It has taken the unprecedented resignation of Spain's most senior judge to stir the political leaders into action on a grave crisis, and it is still too early to know if it has had any effect beyond another photo opportunity and a few tweets. The meeting this Monday between Spanish prime minister and PSOE party head Pedro Sánchez, and the leader of the opposition People's Party, Alberto Núñes Feijóo, has ended with assertions of some progress on the deadlocked negotiation for renewal of the General Council of the Judiciary (CGPJ) and the Constitutional Court, after the resignation, in protest, of judge Carlos Lesmes, president of the Supreme Court. This resignation, as explained by minister Félix Bolaños, is an aggravation of the "deep institutional crisis" that the paralysis of the judicial institutions - which has gone on for almost four years - represents. To try to solve the deadlock, Sánchez and Feijóo agreed on "one last attempt at negotiation to find a quick solution to the blockade", as announced in a press conference. "Spain does not deserve this institutional crisis and the public want the page to be turned as soon as possible", reflected Bolaños, affirming that the fastest possible solution will be sought. However, they have not set deadlines for this agreement, but have stated that they will work "quickly and urgently", as this is a "shared will" of the parties.
After the meeting, Feijóo published a tweet explaining that the meeting served to make progress on the joint renewal of the CGPJ and also the Constitutional Court "with a new framework that deepens in criteria of [judicial] independence". However, the leader of the opposition reproached Sánchez that this important step could have been taken "much earlier", and used the opportunity to demand legal reform from the PSOE, "as requested by the European Union and as the PP has been requesting".
Long meeting
The emergency meeting between the Spanish PM, Pedro Sánchez, and the PP leader, Alberto Núnez Feijóo, started around 10:45am this Monday. Not only Sánchez and Feijóo were present, but also the minister for the PM's department, Félix Bolaños, and the institutional deputy-secretary general of the PP, Esteban González Pons. Both were interlocutors in charge of carrying out the negotiations on the renewal of the judiciary up till now, without much success.
After the announcement on Sunday that judge Carlos Lesmes had - exactly as he threatened to do weeks ago - resigned as president of the Supreme Court and also as president of the CGPJ, Sánchez and Feijóo agreed to meet to try to resolve this institutional crisis. Thus, a negotiation that was frozen last July, after a meeting between Bolaños and González Pons ended without agreement and with an exchange of heated rebukes between the two political parties, was revived. Despite a series of high-level warnings from the European Union, it was not until Lesmes announced his departure that the leaders of the two largest parties in the Spanish state agreed to resume negotiations.
Lesmes formalizes his resignation
This very Monday, Carlos Lesmes formalized his resignation as president of the CGPJ and of the Supreme Court, complying with the announcement he had made weeks ago.
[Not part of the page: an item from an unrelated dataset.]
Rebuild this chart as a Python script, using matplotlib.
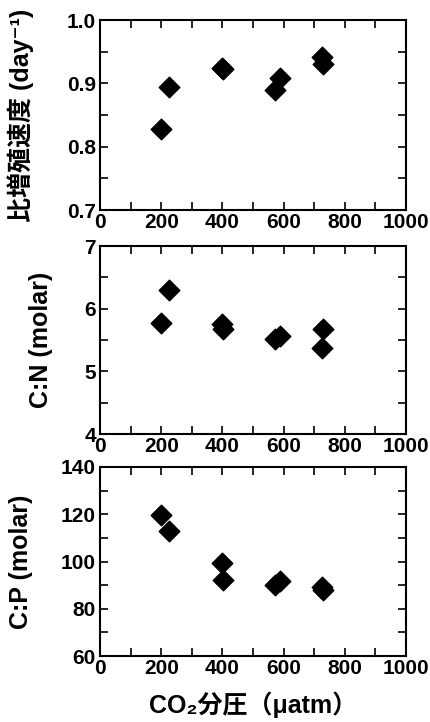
import matplotlib
matplotlib.use("Agg")
import matplotlib.pyplot as plt
from matplotlib.ticker import MultipleLocator

plt.rcParams['font.family'] = ['Liberation Sans', 'Noto Sans CJK JP', 'DejaVu Sans']
plt.rcParams['font.weight'] = 'bold'

co2_growth = [200, 225, 400, 403, 572, 588, 725, 728]
growth_rate = [0.828, 0.895, 0.925, 0.923, 0.890, 0.908, 0.942, 0.930]

co2_cn = [200, 225, 400, 401, 572, 588, 728, 725]
cn_ratio = [5.77, 6.30, 5.75, 5.67, 5.52, 5.56, 5.67, 5.37]

co2_cp = [200, 225, 400, 401, 572, 588, 725, 728]
cp_ratio = [119.5, 113.0, 99.5, 92.0, 90.2, 91.8, 89.0, 88.0]

xlabel = 'CO₂分圧（μatm）'
ylabels = ['比増殖速度 (day⁻¹)', 'C:N (molar)', 'C:P (molar)']

W, H = 430, 722
fig = plt.figure(figsize=(W/100, H/100), dpi=100)

left, right = 100, 406
panels = [
    (20, 210, co2_growth, growth_rate, (0.7, 1.0), 0.1, 0.05, '{:.1f}', -0.215),
    (246, 434, co2_cn, cn_ratio, (4, 7), 1, 0.5, '{:.0f}', -0.155),
    (467, 656, co2_cp, cp_ratio, (60, 140), 20, 10, '{:.0f}', -0.22),
]

for i, (top, bot, xs, ys, ylim, maj, mnr, fmt, lx) in enumerate(panels):
    ax = fig.add_axes([left/W, 1 - bot/H, (right-left)/W, (bot-top)/H])
    ax.scatter(xs, ys, marker='D', s=110, color='black', zorder=3)
    ax.set_xlim(0, 1000)
    ax.set_ylim(*ylim)
    ax.xaxis.set_major_locator(MultipleLocator(200))
    ax.xaxis.set_minor_locator(MultipleLocator(100))
    ax.yaxis.set_major_locator(MultipleLocator(maj))
    ax.yaxis.set_minor_locator(MultipleLocator(mnr))
    yt = [ylim[0] + k*maj for k in range(int(round((ylim[1]-ylim[0])/maj)) + 1)]
    ax.set_yticks(yt)
    ax.set_yticklabels([fmt.format(v) for v in yt])
    ax.tick_params(which='both', direction='in', top=True, right=True, width=1.2)
    ax.tick_params(which='major', length=6, labelsize=15)
    ax.tick_params(axis='y', which='major', pad=3)
    ax.tick_params(axis='x', which='major', pad=2)
    ax.tick_params(which='minor', length=6)
    for lab in ax.get_xticklabels() + ax.get_yticklabels():
        lab.set_fontweight('bold')
    for s in ax.spines.values():
        s.set_linewidth(1.5)
    ax.set_ylabel(ylabels[i], fontsize=18, fontweight='bold')
    ax.yaxis.set_label_coords(lx, 0.5)
    if i == 2:
        ax.set_xlabel(xlabel, fontsize=18, fontweight='bold', labelpad=10)

fig.savefig('out.png', dpi=100)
Thus, he has already communicated his decision to Felipe VI, expressing his "willingness to cease immediately in the functions that correspond to him legally", as reported by the judicial organ itself. In addition, he also indicated to the king that "once the termination has been agreed by His Majesty the King through a Royal Decree signed by the Spanish Prime Minister and published in the Official Gazette of the State, and in the face of the legal impossibility of proceeding with the appointment of a new president of the Supreme Court and of the CGPJ (...) the replacement mechanism for the president provided for by law will be activated." Lesmes has also communicated his resignation to the Spanish prime minister, Pedro Sánchez, via the ministry of justice, to the members of the CGPJ, to the governance chamber of the Supreme Court and to the presidents of Congress, Senate and Constitutional Court.